Jak słyszymy, nawet niektórzy delegaci Rady Europy z frakcji , do której należy Platforma Obywatelska, mieli wątpliwości, czy konieczny jest areszt dla Romanowskiego — a prokuratura chce go zapakować za kratki. Skoro jednak Romanowski bronić się nie chciał, to nie rzucili się Rejtanem. 

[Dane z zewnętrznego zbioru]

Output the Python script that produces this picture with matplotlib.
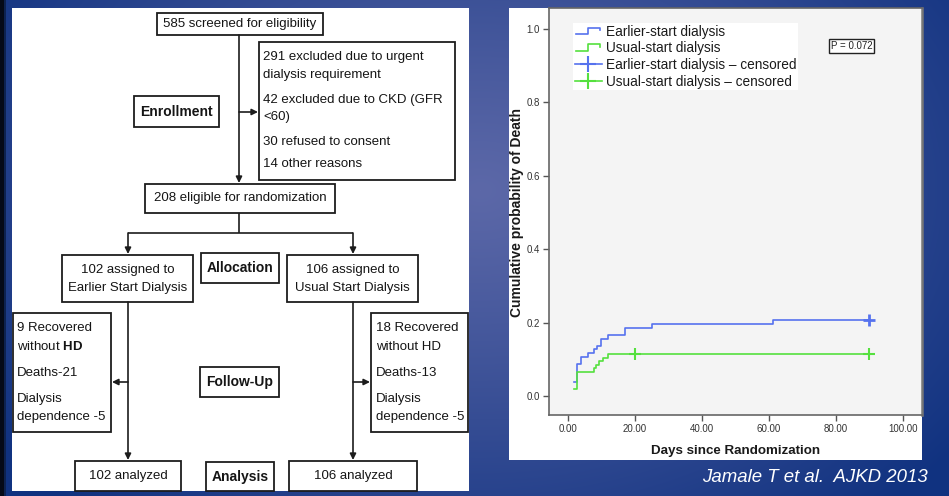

Teoretycznie już za tydzień Romanowski może siedzieć, choć twórcy „Stanu Wyjątkowego” Kamil Dziubka i Dominika Długosz mają wątpliwości, czy rzeczywiście do tego dojdzie. Zamknięcie Romanowskiego byłoby jednak symbolem podczas zaplanowanego na przyszłą sobotę kongresu PiS. Jarosław Kaczyński chce dokonać roszad w partii, marginalizując partyjnych dziadersów, takich jak Macierewicz, oraz polityków, którym nie ufa — w tym Szydło i Morawieckiego. To będzie cel skrywany, bo formalnie Kaczyński zwołuje towarzyszy, żeby pokazać swą siłę — w tym dokończyć akwizycji Suwerennej Polski. Ludzie Morawieckiego — spodziewając się marginalizacji swego lidera, którego Kaczyński podejrzewa o planowanie rozłamu — zaczęli mocno atakować kongresowe plany. Chodzi zwłaszcza o zjednoczenie z ziobrystami, którzy przez dwie kadencje wspólnych rządów szukali haków na Morawieckiego, Dworczyka i i innych ludzi z frakcji premierowskiej. Oczywiście prezes postawi na swoim — na tyle siły jeszcze ma. Ale wątpimy, czy pełna pacyfikacja „morawieckich” jest jeszcze możliwa — były premier podobno szacuje swe wpływy na 30 szabel w klubie PiS. To znaczy, że gdyby Kaczyński przesadził w pasji pacyfikacyjnej, to ekipa Morawieckiego byłaby w stanie stworzyć w Sejmie własny klub. Z naszych rozmów w PiS wynika jedno — wielu polityków uważa, że Morawiecki wszedł już na ścieżkę rozstania z PiS. Sam prezes sformułował takie oskarżenie pod adresem swego dawnego pupila podczas ostatniego spotkania z szefami okręgów terenowych PiS. Pytanie tylko, kiedy to rozstanie nastąpi oraz czy Morawiecki wyjdzie z własnej woli, czy da się wyrzucić Kaczyńskiemu. Prawie się wzruszyliśmy — taki PiS, jak w latach 2015-2023, kończy się na naszych oczach.